From the article:
University of Utah track and field athlete Lauren McCluskey was fatally shot earlier this year by a man she had recently dumped after she found out he had lied to her about his name, age, and criminal record. The man, Melvin Rowland, 37, died by suicide hours later. But for weeks before her Oct. 22 murder, McCluskey, her family, and her friends knew she was in danger and kept asking for help, according to documents and 911 audio released this month. As early as late September, two friends spoke up to a resident assistant in her dorm. By early October, McCluskey was calling campus police. Worried campus police weren’t acting fast enough, McCluskey called Salt Lake City police too.
Here is a timeline of those requests for help, based off two reports released this month—one by the University of Utah, another by the state’s public safety department—as well as recently released 911 calls.

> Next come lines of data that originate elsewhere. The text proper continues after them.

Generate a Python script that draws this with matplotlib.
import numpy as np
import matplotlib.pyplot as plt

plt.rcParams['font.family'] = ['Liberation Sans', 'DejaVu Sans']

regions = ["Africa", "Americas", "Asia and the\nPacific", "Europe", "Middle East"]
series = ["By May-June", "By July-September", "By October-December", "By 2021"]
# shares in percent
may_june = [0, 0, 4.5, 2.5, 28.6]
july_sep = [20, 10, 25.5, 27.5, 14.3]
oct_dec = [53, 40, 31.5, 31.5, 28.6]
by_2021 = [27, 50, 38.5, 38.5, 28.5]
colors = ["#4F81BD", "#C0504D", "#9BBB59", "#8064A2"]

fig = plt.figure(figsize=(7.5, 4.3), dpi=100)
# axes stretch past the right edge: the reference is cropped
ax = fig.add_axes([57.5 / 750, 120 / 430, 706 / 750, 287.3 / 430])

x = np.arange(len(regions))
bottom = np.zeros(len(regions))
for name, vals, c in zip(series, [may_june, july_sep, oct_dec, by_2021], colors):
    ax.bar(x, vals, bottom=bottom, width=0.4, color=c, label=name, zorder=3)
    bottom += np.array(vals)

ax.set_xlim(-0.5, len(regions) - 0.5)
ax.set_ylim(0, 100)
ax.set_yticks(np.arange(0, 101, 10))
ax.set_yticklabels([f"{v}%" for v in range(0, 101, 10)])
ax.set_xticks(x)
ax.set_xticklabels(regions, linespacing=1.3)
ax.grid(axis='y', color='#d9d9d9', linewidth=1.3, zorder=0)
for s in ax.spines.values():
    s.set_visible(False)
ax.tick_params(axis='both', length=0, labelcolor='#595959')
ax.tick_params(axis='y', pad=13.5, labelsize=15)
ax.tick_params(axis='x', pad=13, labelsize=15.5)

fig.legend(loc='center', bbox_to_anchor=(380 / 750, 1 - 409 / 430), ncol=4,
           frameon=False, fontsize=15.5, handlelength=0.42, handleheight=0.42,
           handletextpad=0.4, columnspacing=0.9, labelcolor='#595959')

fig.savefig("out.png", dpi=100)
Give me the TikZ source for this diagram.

This article is literally a timeline of her and her families voluminous requests for help.
I remember being in high school when I gal I was hanging out with was taken forcibly into a car and taken off school property to be beaten. The cops stopped the car for running a red light, and when she pleaded with him for help, he didn’t help her. When she came back beaten, the same cop told her it was her fault for not sounding serious enough.
She was the daughter of the owners of a taxi company, and I had spent the night at her house. We weren’t close, but I remember being furious at the cop for his bullshit. She could have been beaten to death, and he would have still blamed her.
It impressed upon me at an early age that the police don’t really help as much as the myth of them helping would say. To this day I really am reluctant to deal with the police because I am trans and my history with this is riddled with incidents like these. I guess I am lucky I just never really needed them, like Lauren McCluskey did.
I’m not saying there aren’t good cops out there, but the way our current police forces and judicial system works, it feeds directly into the system racism and sexism that embeds the very infrastructure or our culture. It’s very hard to get help, and the system is slow to move.
This man murdered Lauren McCluskey, and she has a long documented history of trying to get help before he did so. I guess I’m trying to say I don’t think this is a one off. I hear stories like this all the time where women know the men that will eventually murder them, and there is no relief.